• [Prompt] What follows is a block of records; restate each one word for word.

[Records with drawing code]
____

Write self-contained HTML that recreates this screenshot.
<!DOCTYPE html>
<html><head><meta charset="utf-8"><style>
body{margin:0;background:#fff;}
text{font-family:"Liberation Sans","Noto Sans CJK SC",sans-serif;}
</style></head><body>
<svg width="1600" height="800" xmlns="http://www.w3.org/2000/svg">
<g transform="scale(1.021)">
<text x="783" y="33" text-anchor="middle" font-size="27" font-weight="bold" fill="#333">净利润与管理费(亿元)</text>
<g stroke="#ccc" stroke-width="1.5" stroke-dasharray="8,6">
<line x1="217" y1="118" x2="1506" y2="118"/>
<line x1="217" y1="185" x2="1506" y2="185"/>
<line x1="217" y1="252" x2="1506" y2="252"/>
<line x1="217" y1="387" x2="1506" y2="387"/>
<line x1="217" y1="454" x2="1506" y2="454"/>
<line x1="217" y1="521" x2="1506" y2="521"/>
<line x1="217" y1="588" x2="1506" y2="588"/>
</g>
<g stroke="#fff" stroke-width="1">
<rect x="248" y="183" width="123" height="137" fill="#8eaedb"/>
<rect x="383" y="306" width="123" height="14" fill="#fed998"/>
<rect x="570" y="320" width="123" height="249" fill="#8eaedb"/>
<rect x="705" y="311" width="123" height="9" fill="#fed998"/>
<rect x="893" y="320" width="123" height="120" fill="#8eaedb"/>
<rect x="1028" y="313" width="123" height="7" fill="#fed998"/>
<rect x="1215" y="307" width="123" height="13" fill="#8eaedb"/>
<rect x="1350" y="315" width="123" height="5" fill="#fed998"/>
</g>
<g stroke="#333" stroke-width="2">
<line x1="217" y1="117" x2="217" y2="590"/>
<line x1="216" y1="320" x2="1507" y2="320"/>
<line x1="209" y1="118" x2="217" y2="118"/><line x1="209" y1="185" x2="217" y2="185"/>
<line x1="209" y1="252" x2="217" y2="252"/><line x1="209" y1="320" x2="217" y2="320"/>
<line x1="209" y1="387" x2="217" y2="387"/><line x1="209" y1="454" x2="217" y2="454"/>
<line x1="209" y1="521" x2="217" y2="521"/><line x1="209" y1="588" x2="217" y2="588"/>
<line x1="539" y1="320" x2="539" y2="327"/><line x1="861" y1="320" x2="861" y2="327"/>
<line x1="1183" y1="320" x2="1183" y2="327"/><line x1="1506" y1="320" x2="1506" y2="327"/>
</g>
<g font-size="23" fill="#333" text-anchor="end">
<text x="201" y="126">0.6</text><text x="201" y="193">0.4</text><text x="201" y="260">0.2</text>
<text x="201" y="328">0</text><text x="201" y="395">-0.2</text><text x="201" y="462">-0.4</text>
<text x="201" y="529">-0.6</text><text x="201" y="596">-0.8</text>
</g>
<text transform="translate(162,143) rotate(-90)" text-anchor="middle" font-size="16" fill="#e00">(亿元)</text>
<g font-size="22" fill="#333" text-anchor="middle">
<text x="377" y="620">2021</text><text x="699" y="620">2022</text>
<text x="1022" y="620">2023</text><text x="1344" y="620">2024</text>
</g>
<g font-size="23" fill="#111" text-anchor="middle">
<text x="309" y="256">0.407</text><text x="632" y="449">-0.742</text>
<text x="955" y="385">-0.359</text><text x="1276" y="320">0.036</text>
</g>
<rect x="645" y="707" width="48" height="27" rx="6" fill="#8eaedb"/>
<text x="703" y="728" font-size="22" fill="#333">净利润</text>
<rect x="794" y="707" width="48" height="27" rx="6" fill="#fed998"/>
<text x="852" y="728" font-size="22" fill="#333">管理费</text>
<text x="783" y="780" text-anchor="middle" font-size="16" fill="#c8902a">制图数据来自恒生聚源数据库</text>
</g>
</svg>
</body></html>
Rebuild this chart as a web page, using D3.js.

____

• [Exercise solution]
Write self-contained HTML that recreates this screenshot.
<!DOCTYPE html>
<html><head><meta charset="utf-8"><style>
body{margin:0;background:#fff;}
text{font-family:"Liberation Sans","Noto Sans CJK SC",sans-serif;}
</style></head><body>
<svg width="1600" height="800" xmlns="http://www.w3.org/2000/svg">
<g transform="scale(1.021)">
<text x="783" y="33" text-anchor="middle" font-size="27" font-weight="bold" fill="#333">净利润与管理费(亿元)</text>
<g stroke="#ccc" stroke-width="1.5" stroke-dasharray="8,6">
<line x1="217" y1="118" x2="1506" y2="118"/>
<line x1="217" y1="185" x2="1506" y2="185"/>
<line x1="217" y1="252" x2="1506" y2="252"/>
<line x1="217" y1="387" x2="1506" y2="387"/>
<line x1="217" y1="454" x2="1506" y2="454"/>
<line x1="217" y1="521" x2="1506" y2="521"/>
<line x1="217" y1="588" x2="1506" y2="588"/>
</g>
<g stroke="#fff" stroke-width="1">
<rect x="248" y="183" width="123" height="137" fill="#8eaedb"/>
<rect x="383" y="306" width="123" height="14" fill="#fed998"/>
<rect x="570" y="320" width="123" height="249" fill="#8eaedb"/>
<rect x="705" y="311" width="123" height="9" fill="#fed998"/>
<rect x="893" y="320" width="123" height="120" fill="#8eaedb"/>
<rect x="1028" y="313" width="123" height="7" fill="#fed998"/>
<rect x="1215" y="307" width="123" height="13" fill="#8eaedb"/>
<rect x="1350" y="315" width="123" height="5" fill="#fed998"/>
</g>
<g stroke="#333" stroke-width="2">
<line x1="217" y1="117" x2="217" y2="590"/>
<line x1="216" y1="320" x2="1507" y2="320"/>
<line x1="209" y1="118" x2="217" y2="118"/><line x1="209" y1="185" x2="217" y2="185"/>
<line x1="209" y1="252" x2="217" y2="252"/><line x1="209" y1="320" x2="217" y2="320"/>
<line x1="209" y1="387" x2="217" y2="387"/><line x1="209" y1="454" x2="217" y2="454"/>
<line x1="209" y1="521" x2="217" y2="521"/><line x1="209" y1="588" x2="217" y2="588"/>
<line x1="539" y1="320" x2="539" y2="327"/><line x1="861" y1="320" x2="861" y2="327"/>
<line x1="1183" y1="320" x2="1183" y2="327"/><line x1="1506" y1="320" x2="1506" y2="327"/>
</g>
<g font-size="23" fill="#333" text-anchor="end">
<text x="201" y="126">0.6</text><text x="201" y="193">0.4</text><text x="201" y="260">0.2</text>
<text x="201" y="328">0</text><text x="201" y="395">-0.2</text><text x="201" y="462">-0.4</text>
<text x="201" y="529">-0.6</text><text x="201" y="596">-0.8</text>
</g>
<text transform="translate(162,143) rotate(-90)" text-anchor="middle" font-size="16" fill="#e00">(亿元)</text>
<g font-size="22" fill="#333" text-anchor="middle">
<text x="377" y="620">2021</text><text x="699" y="620">2022</text>
<text x="1022" y="620">2023</text><text x="1344" y="620">2024</text>
</g>
<g font-size="23" fill="#111" text-anchor="middle">
<text x="309" y="256">0.407</text><text x="632" y="449">-0.742</text>
<text x="955" y="385">-0.359</text><text x="1276" y="320">0.036</text>
</g>
<rect x="645" y="707" width="48" height="27" rx="6" fill="#8eaedb"/>
<text x="703" y="728" font-size="22" fill="#333">净利润</text>
<rect x="794" y="707" width="48" height="27" rx="6" fill="#fed998"/>
<text x="852" y="728" font-size="22" fill="#333">管理费</text>
<text x="783" y="780" text-anchor="middle" font-size="16" fill="#c8902a">制图数据来自恒生聚源数据库</text>
</g>
</svg>
</body></html>
Rebuild this chart as a web page, using D3.js.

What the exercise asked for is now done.